LOS ANGELES – Hugh Hefner, media mogul, philanthropist and founder and publisher of Playboy Magazine has died. He was 91.

He was best known as the editor-in-chief of the iconic magazine, which he founded in 1953, as well as chief creative officer of Playboy Enterprises which operates the magazine. A vocal advocate of sexual liberation and freedom of expression, Hefner was a political activist and philanthropist of many causes and public issues.

He was born the son of Grace Caroline (1895–1997) and Glenn Lucius Hefner (1896–1976), who were teachers. His parents were from Nebraska. He had a younger brother, Keith (1929–2016). Through his father's side, Hefner had said that he was a direct descendant of Plymouth governor William Bradford.
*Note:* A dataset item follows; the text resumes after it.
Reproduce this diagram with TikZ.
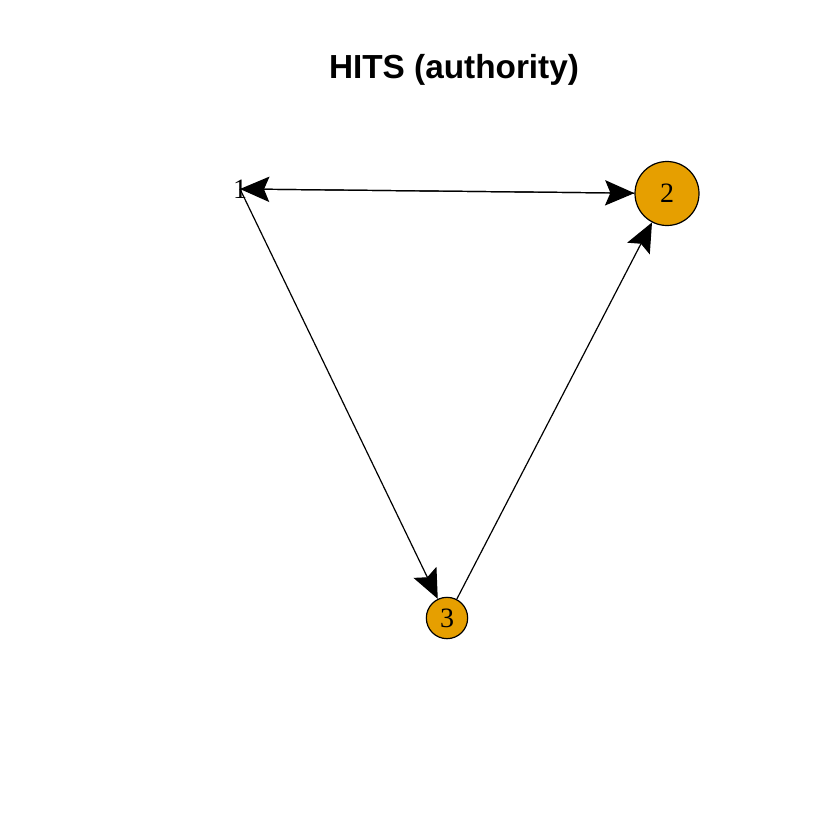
\documentclass[tikz,border=0pt]{standalone}
\usepackage{fontspec}
\setmainfont{Liberation Serif}
\newfontfamily\titlefont{Liberation Sans}
\usetikzlibrary{arrows.meta}
\definecolor{authfill}{RGB}{230,159,0}
\tikzset{
  vertex/.style={circle,draw=black,line width=0.9pt,fill=authfill,inner sep=0pt,font=\fontsize{21}{24}\selectfont},
  vlabel/.style={inner sep=0pt,font=\fontsize{21}{24}\selectfont},
  link/.style={line width=0.9pt,-{Stealth[length=22pt,width=19pt,inset=4pt]}}
}
\begin{document}
\begin{tikzpicture}[x=0.75pt,y=0.75pt,yscale=-1,xscale=1]
\useasboundingbox (0,0) rectangle (840,840);

% Text Node
\draw (454,70) node [font=\titlefont\bfseries\fontsize{25}{30}\selectfont] {HITS (authority)};

%Shape: Vertices
\coordinate (v1) at (240,189);
\node [vertex,minimum size=48pt] (v2) at (667,193.5) {2};
\node [vertex,minimum size=31pt] (v3) at (447,618) {3};
% Text Node
\node [vlabel] (l1) at (v1) {1};

%Straight Lines
\draw [link] (v1) -- (v2);
\draw [link] (v2) -- (v1);
\draw [link] (v1) -- (v3);
\draw [link] (v3) -- (v2);

\end{tikzpicture}
\end{document}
He would later join the U.S. Army where he served from 1944 to 1946 as a writer for a military newspaper. Hefner graduated from the University of Illinois at Urbana–Champaign with a bachelor of Arts in psychology and a double minor in creative writing and art.

January 1952, Hefner left his copywriting job at Esquire after he was denied a $5 raise. In 1953, he took out a mortgage loan of $600, and raised $8,000 from 45 investors, including $1,000 from his mother to launch Playboy, which was originally going to be called Stag Party. The first issue, published in December 1953, featured Marilyn Monroe from her 1949 nude calendar shoot and sold over 50,000 copies. Hefner, who never met Monroe, bought a crypt next to hers at the Westwood Village Memorial Park Cemetery in 1992 for $75,000.

The magazine would become a forum for serious and compelling interviews with a wide variety of subjects such as President Jimmy Carter who confessed, “I’ve committed adultery in my heart many times.” Others included, Groucho Marx, Bertrand Russell, Jean-Paul Sartre and Malcolm X. Playboy even published fiction by such authors as Ray Bradbury from whom Playboy bought his “Fahrenheit 451” for just $400, as well as Kurt Vonnegut, Saul Bellow, Bernard Malamud, James Baldwin, John Updike and many others.

Ultimately, Playboy would establish a slew of Playboy Clubs around the world, including a number of gambling casinos which featured its famous Playboy Bunnies.

By the 1980s and 1990s, Playboy had pulled back and concentrated on its core publishing and branding business, licensing the Playboy name to apparel and product manufacturers that made everything from furniture with the Playboy to pillows and sex products.

In 1989, when he was 63, Hefner married 26-year-old Playmate of the Year Kimberley Conrad with whom they had two sons, Marston Hefner and Cooper Hefner. They separated in 1998 and divorced in 2010.

Despite his stated desire to never marry again, on New Year’s Eve 2012, he married Playboy Playmate, Crystal Harris when he was 86 and she was 26.